Using the entries that follow, collect the lines where the word "chart" appears.
── DATA SHOWN ──
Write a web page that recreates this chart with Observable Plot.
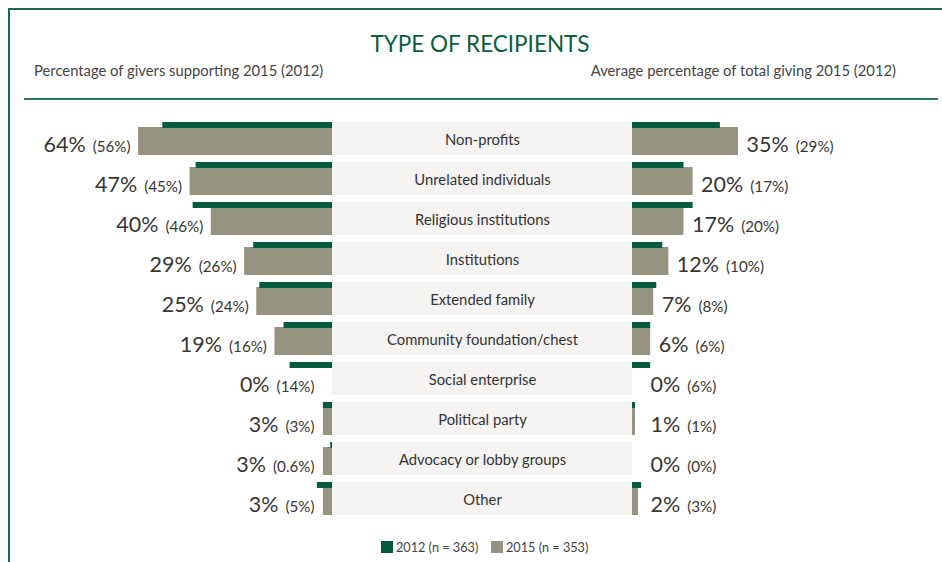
───
── DATA SHOWN ──
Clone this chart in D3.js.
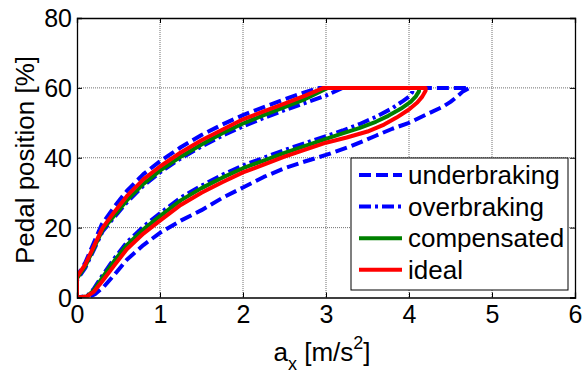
───
── DATA SHOWN ──
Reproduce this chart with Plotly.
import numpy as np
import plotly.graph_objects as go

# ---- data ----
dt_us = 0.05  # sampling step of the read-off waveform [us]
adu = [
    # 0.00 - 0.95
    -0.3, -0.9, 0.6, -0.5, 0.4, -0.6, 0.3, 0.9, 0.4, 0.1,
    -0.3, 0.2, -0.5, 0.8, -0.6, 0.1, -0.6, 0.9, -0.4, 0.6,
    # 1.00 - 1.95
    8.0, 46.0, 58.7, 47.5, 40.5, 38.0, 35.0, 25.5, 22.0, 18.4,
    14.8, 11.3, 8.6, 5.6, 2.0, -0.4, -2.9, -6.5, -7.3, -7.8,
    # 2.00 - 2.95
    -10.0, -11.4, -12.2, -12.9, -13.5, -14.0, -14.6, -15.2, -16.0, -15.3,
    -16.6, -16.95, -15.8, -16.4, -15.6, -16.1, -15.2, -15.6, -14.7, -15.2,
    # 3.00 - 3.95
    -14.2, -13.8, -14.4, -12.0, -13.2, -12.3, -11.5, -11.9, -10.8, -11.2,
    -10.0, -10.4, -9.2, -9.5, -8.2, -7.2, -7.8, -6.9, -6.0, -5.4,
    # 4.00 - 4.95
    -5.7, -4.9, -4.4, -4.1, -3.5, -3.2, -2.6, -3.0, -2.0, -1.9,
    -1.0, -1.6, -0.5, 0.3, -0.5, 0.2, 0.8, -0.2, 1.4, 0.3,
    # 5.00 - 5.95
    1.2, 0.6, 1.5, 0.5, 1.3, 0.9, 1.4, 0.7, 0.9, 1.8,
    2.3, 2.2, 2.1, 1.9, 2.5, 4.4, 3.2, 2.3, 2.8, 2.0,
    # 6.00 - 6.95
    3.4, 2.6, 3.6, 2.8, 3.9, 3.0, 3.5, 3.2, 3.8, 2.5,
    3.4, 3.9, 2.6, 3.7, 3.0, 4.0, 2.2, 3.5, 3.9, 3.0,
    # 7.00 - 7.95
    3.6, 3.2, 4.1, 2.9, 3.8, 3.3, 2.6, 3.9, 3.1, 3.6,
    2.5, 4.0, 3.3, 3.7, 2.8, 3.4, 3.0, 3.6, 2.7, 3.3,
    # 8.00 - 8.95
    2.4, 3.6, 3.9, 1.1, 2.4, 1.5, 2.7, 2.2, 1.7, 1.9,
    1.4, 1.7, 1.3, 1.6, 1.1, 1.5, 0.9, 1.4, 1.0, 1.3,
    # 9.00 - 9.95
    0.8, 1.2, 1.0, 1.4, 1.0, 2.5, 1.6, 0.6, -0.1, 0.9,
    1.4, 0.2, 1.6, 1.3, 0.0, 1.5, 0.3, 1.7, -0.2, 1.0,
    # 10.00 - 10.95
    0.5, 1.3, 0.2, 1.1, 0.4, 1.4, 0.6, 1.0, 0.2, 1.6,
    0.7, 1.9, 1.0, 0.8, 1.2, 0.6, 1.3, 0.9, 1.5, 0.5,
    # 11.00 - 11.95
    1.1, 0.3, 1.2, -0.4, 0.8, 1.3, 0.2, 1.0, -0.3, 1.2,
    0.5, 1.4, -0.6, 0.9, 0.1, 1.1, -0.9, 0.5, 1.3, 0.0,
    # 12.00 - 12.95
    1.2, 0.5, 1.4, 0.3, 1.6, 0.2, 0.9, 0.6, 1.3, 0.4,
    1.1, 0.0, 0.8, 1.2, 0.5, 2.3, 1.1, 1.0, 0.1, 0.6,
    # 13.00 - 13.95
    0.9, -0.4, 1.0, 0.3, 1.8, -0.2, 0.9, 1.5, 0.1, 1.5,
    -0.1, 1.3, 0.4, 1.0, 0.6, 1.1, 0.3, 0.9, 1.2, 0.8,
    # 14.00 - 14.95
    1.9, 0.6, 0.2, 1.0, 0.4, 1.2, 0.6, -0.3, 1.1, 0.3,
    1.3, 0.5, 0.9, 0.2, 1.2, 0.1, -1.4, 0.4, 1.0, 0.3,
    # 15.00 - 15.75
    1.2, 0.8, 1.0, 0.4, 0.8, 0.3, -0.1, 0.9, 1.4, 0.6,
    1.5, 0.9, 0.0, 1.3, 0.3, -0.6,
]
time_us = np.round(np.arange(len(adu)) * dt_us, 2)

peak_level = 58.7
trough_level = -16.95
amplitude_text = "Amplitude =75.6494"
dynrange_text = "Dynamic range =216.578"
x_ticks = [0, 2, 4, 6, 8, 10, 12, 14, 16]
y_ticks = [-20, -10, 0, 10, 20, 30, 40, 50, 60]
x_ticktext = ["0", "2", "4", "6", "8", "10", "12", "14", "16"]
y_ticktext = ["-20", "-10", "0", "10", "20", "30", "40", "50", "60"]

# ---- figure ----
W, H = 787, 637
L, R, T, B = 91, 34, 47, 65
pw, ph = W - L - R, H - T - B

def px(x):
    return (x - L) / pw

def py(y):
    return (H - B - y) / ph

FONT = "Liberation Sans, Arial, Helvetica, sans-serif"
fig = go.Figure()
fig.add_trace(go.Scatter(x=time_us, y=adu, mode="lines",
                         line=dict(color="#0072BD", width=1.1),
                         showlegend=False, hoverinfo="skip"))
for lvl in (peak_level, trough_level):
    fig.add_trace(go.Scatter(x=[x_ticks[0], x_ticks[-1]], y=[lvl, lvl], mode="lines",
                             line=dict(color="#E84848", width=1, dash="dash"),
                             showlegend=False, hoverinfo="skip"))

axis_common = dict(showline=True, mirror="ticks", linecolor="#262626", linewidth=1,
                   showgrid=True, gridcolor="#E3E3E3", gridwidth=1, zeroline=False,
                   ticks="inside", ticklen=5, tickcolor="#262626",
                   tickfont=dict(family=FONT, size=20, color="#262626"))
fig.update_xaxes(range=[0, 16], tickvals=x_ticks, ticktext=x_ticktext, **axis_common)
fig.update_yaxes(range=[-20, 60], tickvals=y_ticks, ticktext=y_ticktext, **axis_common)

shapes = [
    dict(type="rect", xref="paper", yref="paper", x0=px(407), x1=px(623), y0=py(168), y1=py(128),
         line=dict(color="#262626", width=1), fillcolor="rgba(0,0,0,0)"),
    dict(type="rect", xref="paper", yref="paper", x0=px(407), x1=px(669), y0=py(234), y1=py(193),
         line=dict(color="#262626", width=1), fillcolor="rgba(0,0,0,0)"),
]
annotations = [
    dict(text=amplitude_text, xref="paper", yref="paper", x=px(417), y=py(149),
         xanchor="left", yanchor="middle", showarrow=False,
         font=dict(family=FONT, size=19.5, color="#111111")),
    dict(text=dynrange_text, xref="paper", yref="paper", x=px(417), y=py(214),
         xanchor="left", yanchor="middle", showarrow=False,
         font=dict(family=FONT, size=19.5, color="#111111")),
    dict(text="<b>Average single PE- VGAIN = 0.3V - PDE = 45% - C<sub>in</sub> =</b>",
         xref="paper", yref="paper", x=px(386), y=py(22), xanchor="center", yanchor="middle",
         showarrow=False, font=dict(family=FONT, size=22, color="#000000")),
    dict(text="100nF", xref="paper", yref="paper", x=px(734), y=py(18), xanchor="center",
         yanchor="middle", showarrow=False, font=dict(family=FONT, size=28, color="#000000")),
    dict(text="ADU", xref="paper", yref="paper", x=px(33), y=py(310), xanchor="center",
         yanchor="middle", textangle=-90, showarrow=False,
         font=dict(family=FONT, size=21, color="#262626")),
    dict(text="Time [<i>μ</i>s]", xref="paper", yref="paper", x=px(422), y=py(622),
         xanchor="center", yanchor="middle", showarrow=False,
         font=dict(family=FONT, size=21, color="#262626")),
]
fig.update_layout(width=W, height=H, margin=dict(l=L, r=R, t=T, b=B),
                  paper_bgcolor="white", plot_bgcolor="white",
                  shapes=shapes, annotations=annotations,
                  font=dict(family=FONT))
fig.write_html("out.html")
───
CORRECT RESPONSE -
Write a web page that recreates this chart with Observable Plot.
Clone this chart in D3.js.
Reproduce this chart with Plotly.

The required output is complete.